Al otro lado de este continuo —porque es un espectro más que una división— se encuentra el aficionado que conoce el valor del cine clásico y no rechaza ponerse alguna película de Hitchcock o Welles o Hawks o Buñuel de vez en cuando, pero prima el consumo de cine contemporáneo y no lo hace de manera irreflexiva o superficial; sencillamente, lo que se hace hoy tira de él —¡o ella!— con más fuerza. El cine del pasado habría cumplido su función, pero ocuparía un lugar casi museístico; ni sus temas ni sus ritmos son ya soportables —se aburre— para quien prefiere el contacto con su época, más capaz de hablarle de lo que le interesa y de procurarle novedades formales que hagan posible la expansión del lenguaje cinematográfico.
Tampoco el aficionado que encaja con este tipo ideal es uniforme: unos adoran al filipino Lav Díaz y otros se aburren con él; los hay que disfrutan con el cine de superhéroes, al que sacan punta mediante la sofisticada interpretación culturalista de sus significados, mientras que no faltan quienes lo consideran reiterativo y pobretón. No es que los grandes directores del pasado tengan poco que decir, es que ya lo han dicho y su lección ha sido escuchada y asimilada: convertir el interés por el cine en un culto necrófilo es matar el cine de otra manera, creando un imaginario nostálgico que puede inducir a la claustrofobia y desembocar —en los casos más graves— en alguna forma de intolerancia.

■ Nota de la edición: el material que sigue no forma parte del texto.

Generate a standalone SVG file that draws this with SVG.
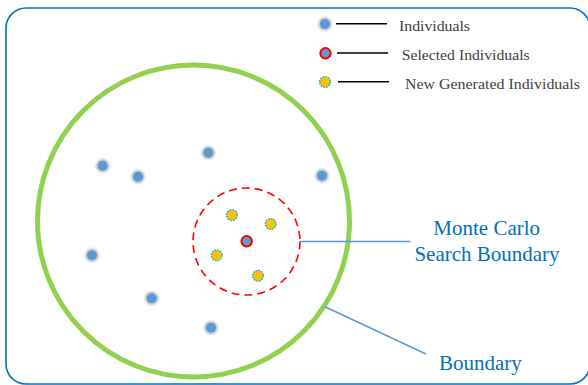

Se me ocurre que el contraste entre estos dos tipos ideales se encuentra también presente en la literatura: unos se dedican a releer a los clásicos y otros no abandonan la mesa de novedades. Pero ¿no fue una vez el clásico apenas una novedad? Los peligros de dedicarse solo a la contemporaneidad son evidentes: no ha dado tiempo a que una obra demuestre su verdadero valor. Para colmo, la recepción de las novedades es especialmente sensible a las olas ideológicas y la literatura con vocación de «mensaje», que es el que más probabilidad tiene de permanecer encerrada en su tiempo.
Sin embargo, como decía la crítica cinematográfica Pauline Kael, no debemos despreciar esas obras mediocres que alcanzan el éxito por ser capaces de decir algo sobre su época o conectar con sensibilidades sociales que nos conciernen; incluso si nos parecen ajenas. Kael se refería a las películas, que se llevan menos tiempo que las novelas: comprobar si una novedad de 800 páginas exaltada por la crítica es o no para tanto tiene un coste de oportunidad que quizá no queramos pagar. Y con todo, es conveniente mantener el contacto con la creación artística —cine o novela— que proviene de las entrañas de nuestro presente: para algo es nuestro.
«Cada uno habrá de encontrar su equilibrio, sacudiéndose los prejuicios que le impiden familiarizarse con tal o cual género»
En todo caso, el problema es viejo y está sintetizado en la fórmula clásica que nos habla del «ars longis»: moriremos antes de leer todos los libros y ver todas las películas. Así que cultivar al mismo tiempo el cine del pasado y del presente con idéntico rigor y exhaustividad solo está al alcance de quien se dedica profesionalmente a la crítica cinematográfica o la teoría fílmica; aunque también jubilados y rentistas pudieran llegar a lograrlo. Hay demasiado cine a nuestro alcance: nadie llega a tanto. Pero de ahí no se deriva que sea necesario elegir cuál es el compartimento estanco en el que uno va a encerrarse.
La historia del cine y el poderoso influjo que sus periodos clásicos —hemos de incluir ya las nuevas olas de los años 60 como un periodo clásico— han ejercido sobre quienes han cultivado el medio después parecen exigir al aficionado genuino el uso de sus dos pulmones: uno respirará el aire vivificante del pasado, abierto siempre a nuevos descubrimientos y revisiones, mientras el otro se mantiene conectado a la atmósfera de su tiempo, que nunca deja de reciclar ese pasado y a la vez se abre al futuro mediante la búsqueda de nuevas formas de narrar y representar. Cada uno habrá de encontrar su equilibrio en esa atmósfera singular, gestionando sus inclinaciones y manías, esforzándose cuando le sea necesario, sacudiéndose los prejuicios que le impiden familiarizarse con tal o cual género o cinematografía.
Porque ni se ha hecho ya todo lo que estaba por hacerse, condenándonos a una retrospectiva interminable, ni lo que ya se hizo ha terminado de interpelarnos, dejándonos con la sola compañía de los novísimos. Seamos audaces y busquemos el justo medio: renunciar al pasado del cine es tan empobrecedor como desligarse de su presente. Y que nadie diga que le falta tiempo; tenemos todo el futuro por delante.